In 2004, designer Sookyoung Chae attended a performance by an Australian musician who used recycled objects as instruments. Since then, she has never looked back: ‘I realised the sheer amount of waste there was around me and that each object could be a material for something new,’ she says, ‘and I refocused my ideas about design.’ Having graduated with a Master’s in industrial design and worked in a number of agencies, she started working with NGOs and set up a not-for-profit recycled-fashion brand before creating REBLANK, a design company that gives used materials a ‘second birth’ by up-cycling them into new design products.
Drawing no blanks
The ‘blank’ in the name refers to just that, an open possibility to re-do anything, to re-create, re-adapt, re-appropriate or re-invent, to name but a handful of options, along with repair or reform. You could say that Sookyoung’s vision of her company resembles a recycling design equivalent of open source technology, in which old materials can be openly used and developed at will into a new item of value.
Its latest venture is called The Closet Project, an initiative to customise old clothes with which Korean clothing brand Isae has partnered, offering clients of their latest line of vegetable leather jackets a chance to take an old item to REBLANK's Closet Project and have it upcycled into a new bag.
‘Design is key to the company,’ Sookyoung explains. ‘Our products do not have an “ethnic” feel like other recycled goods, they are fashionable items that appeal to design lovers.’
It is this instrinsic aesthetic quality that makes Sookyoung confident that REBLANK will drive recycling values into general use. ‘You can recycle on a personal level, by turning your own coat into a bag, for instance, or on a group level by exchanging clothes and goods, but you also have to expand onto a wider community and organisational level. Recycling can only succeed through collaboration between businesses and social communities.’
To redefine business practice
REBLANK operates through 6 retail outlets and 3 online stores with a staff of 14, and employs people through a Korean programme helping marginalised people to learn to sew. Alongside the obvious environmental impact, it is this social contribution that drives the company, which intends to infuse new patterns in society and business. ‘Mass production clothing companies have a lot of left-over stock,’ says Sookyoung. ‘They often burn it and factor the cost into retail prices!
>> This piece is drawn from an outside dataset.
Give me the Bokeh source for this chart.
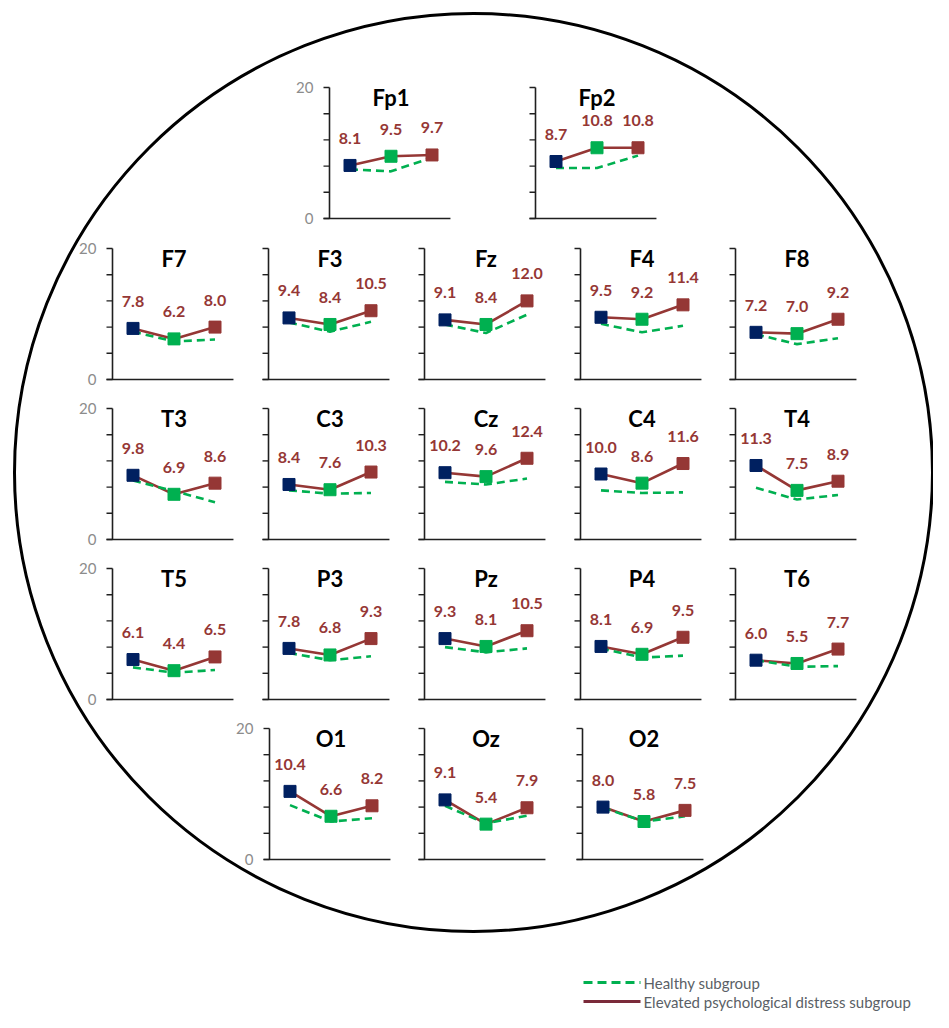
from bokeh.plotting import figure
from bokeh.models import Range1d
from bokeh.embed import file_html
from bokeh.resources import INLINE
from bokeh.core.properties import value

# ---------------- data ----------------
electrodes = ["Fp1", "Fp2",
              "F7", "F3", "Fz", "F4", "F8",
              "T3", "C3", "Cz", "C4", "T4",
              "T5", "P3", "Pz", "P4", "T6",
              "O1", "Oz", "O2"]
conditions = [1, 2, 3]

distress_1 = [8.1, 8.7, 7.8, 9.4, 9.1, 9.5, 7.2, 9.8, 8.4, 10.2, 10.0, 11.3, 6.1, 7.8, 9.3, 8.1, 6.0, 10.4, 9.1, 8.0]
distress_2 = [9.5, 10.8, 6.2, 8.4, 8.4, 9.2, 7.0, 6.9, 7.6, 9.6, 8.6, 7.5, 4.4, 6.8, 8.1, 6.9, 5.5, 6.6, 5.4, 5.8]
distress_3 = [9.7, 10.8, 8.0, 10.5, 12.0, 11.4, 9.2, 8.6, 10.3, 12.4, 11.6, 8.9, 6.5, 9.3, 10.5, 9.5, 7.7, 8.2, 7.9, 7.5]

healthy_1 = [7.5, 7.7, 7.3, 8.7, 8.4, 8.5, 6.9, 9.0, 7.5, 8.8, 7.5, 7.9, 4.9, 7.1, 8.0, 7.8, 6.0, 8.3, 8.2, 7.9]
healthy_2 = [7.2, 7.7, 5.8, 7.3, 7.1, 7.2, 5.4, 7.4, 7.0, 8.4, 7.1, 6.1, 4.1, 6.0, 7.2, 6.4, 5.0, 5.8, 5.5, 5.8]
healthy_3 = [9.3, 9.6, 6.1, 8.8, 9.9, 8.2, 6.3, 5.7, 7.1, 9.3, 7.2, 6.8, 4.5, 6.6, 7.8, 6.7, 5.1, 6.3, 6.7, 6.6]

y_ticks = [0, 4, 8, 12, 16, 20]
y_tick_labels = ["0", "20"]
y_tick_label_values = [0, 20]

legend_labels = ["Healthy subgroup", "Elevated psychological distress subgroup"]

# ---------------- layout (pixels: y-axis line x, top of axis y) ----------------
col_x = [112, 268, 424, 580, 735]
row_top = [87, 248, 408, 568, 728]
panel_pos = {
    "Fp1": (329, row_top[0]), "Fp2": (535, row_top[0]),
    "F7": (col_x[0], row_top[1]), "F3": (col_x[1], row_top[1]), "Fz": (col_x[2], row_top[1]),
    "F4": (col_x[3], row_top[1]), "F8": (col_x[4], row_top[1]),
    "T3": (col_x[0], row_top[2]), "C3": (col_x[1], row_top[2]), "Cz": (col_x[2], row_top[2]),
    "C4": (col_x[3], row_top[2]), "T4": (col_x[4], row_top[2]),
    "T5": (col_x[0], row_top[3]), "P3": (col_x[1], row_top[3]), "Pz": (col_x[2], row_top[3]),
    "P4": (col_x[3], row_top[3]), "T6": (col_x[4], row_top[3]),
    "O1": (269, row_top[4]), "Oz": (col_x[2], row_top[4]), "O2": (582, row_top[4]),
}
left_panels = {"Fp1", "F7", "T3", "T5", "O1"}

W, H = 933, 1012
PX_X = 41.0          # pixels per x unit
PX_Y = 131.0 / 20.0  # pixels per y unit

NAVY = "#002060"
GREEN = "#00B050"
BROWN = "#953735"
AXIS = "#1f1f1f"
FONT = value("Lato")

p = figure(width=W, height=H, x_range=Range1d(0, W), y_range=Range1d(0, H),
           output_backend="svg", toolbar_location=None, min_border=0,
           x_axis_type=None, y_axis_type=None, outline_line_color=None)
p.grid.visible = False

# head outline
cx, cy, r = 473, H - 472, 459
p.ellipse(x=[cx], y=[cy], width=[2 * r], height=[2 * r], fill_color=None,
          line_color="black", line_width=3)

for i, name in enumerate(electrodes):
    ax, top = panel_pos[name]
    bottom = top + 131
    xs = 0.5 - ax / PX_X
    ys = 0 - (H - bottom) / PX_Y
    xn, yn = "x_" + name, "y_" + name
    p.extra_x_ranges[xn] = Range1d(xs, xs + W / PX_X)
    p.extra_y_ranges[yn] = Range1d(ys, ys + H / PX_Y)
    kw = dict(x_range_name=xn, y_range_name=yn)

    tick = 6.0 / PX_X
    # axes
    p.segment(x0=[0.5, 0.5 - tick], y0=[0, 0], x1=[0.5, 3.45], y1=[20, 0],
              line_color=AXIS, line_width=1.6, **kw)
    p.segment(x0=[0.5 - tick] * len(y_ticks), y0=y_ticks, x1=[0.5] * len(y_ticks), y1=y_ticks,
              line_color=AXIS, line_width=1.4, **kw)
    if name in left_panels:
        p.text(x=[0.5] * 2, y=y_tick_label_values, text=y_tick_labels, x_offset=-16,
               text_align="right", text_baseline="middle", text_font=FONT,
               text_font_size="15px", text_color="#8c8c8c", **kw)

    dvals = [distress_1[i], distress_2[i], distress_3[i]]
    hvals = [healthy_1[i], healthy_2[i], healthy_3[i]]

    p.line(conditions, dvals, line_color=BROWN, line_width=2.6, **kw)
    p.line(conditions, hvals, line_color=GREEN, line_width=2.6, line_dash="8 5", **kw)
    p.scatter(conditions, dvals, marker="square", size=12,
              fill_color=[NAVY, GREEN, BROWN], line_color=[NAVY, GREEN, BROWN], **kw)
    p.text(x=conditions, y=dvals, text=[f"{v:.1f}" for v in dvals], y_offset=-27,
           text_align="center", text_baseline="middle", text_font=FONT,
           text_font_style="bold", text_font_size="16px", text_color=BROWN, **kw)
    p.text(x=[2], y=[20], text=[name], y_offset=10, text_align="center",
           text_baseline="middle", text_font=FONT, text_font_style="bold",
           text_font_size="22px", text_color="black", **kw)

# legend (drawn in pixel coordinates)
leg_y = [H - 982, H - 1001]
p.line([583, 640], [leg_y[0], leg_y[0]], line_color=GREEN, line_width=3, line_dash="9 5")
p.line([583, 640], [leg_y[1], leg_y[1]], line_color="#7a2a3a", line_width=3)
p.text(x=[643] * 2, y=leg_y, text=legend_labels, text_align="left",
       text_baseline="middle", text_font=FONT, text_font_size="15px",
       text_color="#5a5f66")

open("out.html", "w").write(file_html(p, INLINE))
Why not recycle this excess?’
Approximately 4 billion tons of waste are produced in the world each year, of which 1.2 billion tons are municipal waste (from households, shops, schools, etc.). South Korea, where each inhabitant produces 361 kilos of municipal waste per annum, boasts the highest recycling rate of all OECD countries at 49.2%, far above the US at 23.2% or France at just 15%.
With the price of raw materials in general increasing at drastic rates – an astounding 800% on average from 2000 to 2008, before dropping by one third this year – Sookyoung is sure that recycled products will develop a true competitive advantage. To source its materials, REBLANK has partnerships with non-profit collection organisations and is approaching large companies that produce substantial amounts of re-usable material, such as hotels or airlines. Industrial by-products are another avenue. For the time being, textile, paper and leather are the main materials used to make a series of REBLANK bags, wallets and accessories alongside a line of coats, jackets and tops that are only the tip of the iceberg… or rather, the recycling tub!